New National Academies title: Conducting Biosocial Surveys

excerpt,by the NCBI bookshelf, and available as a free pdf download:

Recent years have seen a growing tendency for social scientists to
collect biological specimens, such as blood, urine, and saliva as part
of large-scale household surveys. By combining biological and social
data, scientists are opening up new fields of inquiry and are able for
the first time to address many new questions and connections. But
including biospecimens in social surveys also adds a great deal of
complexity and cost to the investigator’s task. Along with the usual
concerns about informed consent, privacy issues, and the best ways to
collect, store, and share data, researchers now face a variety of issues
that are much less familiar or that appear in a new light.

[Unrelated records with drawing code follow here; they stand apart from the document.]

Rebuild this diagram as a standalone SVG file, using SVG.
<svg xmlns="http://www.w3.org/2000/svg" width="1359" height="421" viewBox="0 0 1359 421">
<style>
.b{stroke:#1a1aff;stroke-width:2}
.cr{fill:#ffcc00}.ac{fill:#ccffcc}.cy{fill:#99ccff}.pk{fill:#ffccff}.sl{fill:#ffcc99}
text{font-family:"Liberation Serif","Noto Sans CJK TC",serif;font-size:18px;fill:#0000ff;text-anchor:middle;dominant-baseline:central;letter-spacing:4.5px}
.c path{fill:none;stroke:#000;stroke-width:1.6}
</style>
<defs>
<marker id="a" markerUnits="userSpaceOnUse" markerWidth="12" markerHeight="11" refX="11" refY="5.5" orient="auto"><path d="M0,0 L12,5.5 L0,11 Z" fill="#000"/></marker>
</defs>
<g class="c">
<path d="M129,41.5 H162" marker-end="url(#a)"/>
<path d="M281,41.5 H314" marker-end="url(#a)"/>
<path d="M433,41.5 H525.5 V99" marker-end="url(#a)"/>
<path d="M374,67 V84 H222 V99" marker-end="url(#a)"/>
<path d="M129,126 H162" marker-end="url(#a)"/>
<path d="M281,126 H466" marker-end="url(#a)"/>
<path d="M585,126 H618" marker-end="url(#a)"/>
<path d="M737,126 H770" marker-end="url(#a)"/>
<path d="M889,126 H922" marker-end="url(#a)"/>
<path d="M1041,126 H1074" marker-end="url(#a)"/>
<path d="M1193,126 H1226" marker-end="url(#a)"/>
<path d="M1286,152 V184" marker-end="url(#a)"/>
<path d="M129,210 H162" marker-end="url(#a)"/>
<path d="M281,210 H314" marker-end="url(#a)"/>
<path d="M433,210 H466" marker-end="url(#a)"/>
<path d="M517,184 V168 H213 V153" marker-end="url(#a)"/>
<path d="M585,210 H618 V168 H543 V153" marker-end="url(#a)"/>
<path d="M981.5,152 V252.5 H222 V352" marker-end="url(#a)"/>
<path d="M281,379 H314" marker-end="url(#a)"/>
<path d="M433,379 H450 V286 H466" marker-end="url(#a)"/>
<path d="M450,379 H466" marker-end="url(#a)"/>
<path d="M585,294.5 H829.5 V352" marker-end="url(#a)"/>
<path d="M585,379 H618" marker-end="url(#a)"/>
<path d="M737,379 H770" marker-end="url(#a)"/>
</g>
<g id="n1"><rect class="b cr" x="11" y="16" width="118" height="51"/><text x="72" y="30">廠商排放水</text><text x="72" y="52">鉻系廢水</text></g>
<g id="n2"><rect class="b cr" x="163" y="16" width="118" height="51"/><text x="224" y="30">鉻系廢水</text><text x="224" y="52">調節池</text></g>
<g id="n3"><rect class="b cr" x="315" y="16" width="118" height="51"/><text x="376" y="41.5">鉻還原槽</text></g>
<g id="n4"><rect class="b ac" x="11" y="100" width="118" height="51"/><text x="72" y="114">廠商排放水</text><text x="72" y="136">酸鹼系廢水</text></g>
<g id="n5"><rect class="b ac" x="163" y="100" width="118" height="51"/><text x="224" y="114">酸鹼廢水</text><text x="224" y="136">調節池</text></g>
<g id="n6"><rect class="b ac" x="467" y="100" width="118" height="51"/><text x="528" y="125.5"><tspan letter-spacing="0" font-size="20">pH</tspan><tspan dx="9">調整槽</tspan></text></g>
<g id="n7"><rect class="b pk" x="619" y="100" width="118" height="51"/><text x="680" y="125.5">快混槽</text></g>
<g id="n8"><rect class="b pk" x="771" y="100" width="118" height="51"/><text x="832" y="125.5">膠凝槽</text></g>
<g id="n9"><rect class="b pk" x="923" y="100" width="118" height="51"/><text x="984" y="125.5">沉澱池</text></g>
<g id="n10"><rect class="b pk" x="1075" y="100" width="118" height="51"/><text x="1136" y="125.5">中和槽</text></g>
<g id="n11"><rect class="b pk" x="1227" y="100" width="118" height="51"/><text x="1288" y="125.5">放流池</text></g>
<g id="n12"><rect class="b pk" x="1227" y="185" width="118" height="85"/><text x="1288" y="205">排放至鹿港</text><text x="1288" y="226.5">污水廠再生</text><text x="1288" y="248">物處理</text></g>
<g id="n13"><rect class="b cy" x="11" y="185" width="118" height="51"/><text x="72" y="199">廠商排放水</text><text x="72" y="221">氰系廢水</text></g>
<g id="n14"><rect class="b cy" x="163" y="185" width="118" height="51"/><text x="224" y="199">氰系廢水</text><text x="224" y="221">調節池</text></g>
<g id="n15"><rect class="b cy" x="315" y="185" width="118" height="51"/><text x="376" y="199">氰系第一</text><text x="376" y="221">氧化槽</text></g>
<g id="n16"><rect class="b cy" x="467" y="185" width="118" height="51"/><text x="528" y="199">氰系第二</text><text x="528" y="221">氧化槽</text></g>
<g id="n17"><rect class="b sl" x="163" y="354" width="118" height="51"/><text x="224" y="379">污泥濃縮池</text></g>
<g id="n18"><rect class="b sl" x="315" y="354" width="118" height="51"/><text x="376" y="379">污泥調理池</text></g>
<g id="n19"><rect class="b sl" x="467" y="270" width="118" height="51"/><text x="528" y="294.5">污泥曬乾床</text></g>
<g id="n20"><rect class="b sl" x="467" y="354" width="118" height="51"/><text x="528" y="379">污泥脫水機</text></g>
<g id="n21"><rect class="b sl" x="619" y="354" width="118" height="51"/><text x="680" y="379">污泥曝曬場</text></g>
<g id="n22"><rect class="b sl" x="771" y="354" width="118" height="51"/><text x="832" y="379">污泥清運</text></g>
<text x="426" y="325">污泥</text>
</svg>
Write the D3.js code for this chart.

particular, collecting and storing human biological materials for use in
social science research raises additional legal, ethical, and social
issues, as well as practical issues related to the storage, retrieval,
and sharing of data. For example, acquiring biological data and linking
them to social science databases requires a more complex informed
consent process, the development of a biorepository, the establishment
of data sharing policies, and the creation of a process for deciding how
the data are going to be shared and used for secondary analysis—all of
which add cost to a survey and require additional time and attention
from the investigators. These issues also are likely to be unfamiliar to
social scientists who have not worked with biological specimens in the
past. Adding to the attraction of collecting biospecimens but also to
the complexity of sharing and protecting the data is the fact that this
is an era of incredibly rapid gains in our understanding of complex
biological and physiological phenomena. Thus the trade-offs between the
risks and opportunities of expanding access to research data are
constantly changing.

This report, which was funded by the National
Institute on Aging (NIA), offers findings and recommendations
concerning the best approaches to the collection, storage, use, and
sharing of biospecimens gathered in social science surveys and the
digital representations of biological data derived therefrom. It is
aimed at researchers interested in carrying out such surveys, their
institutions, and their funding agencies.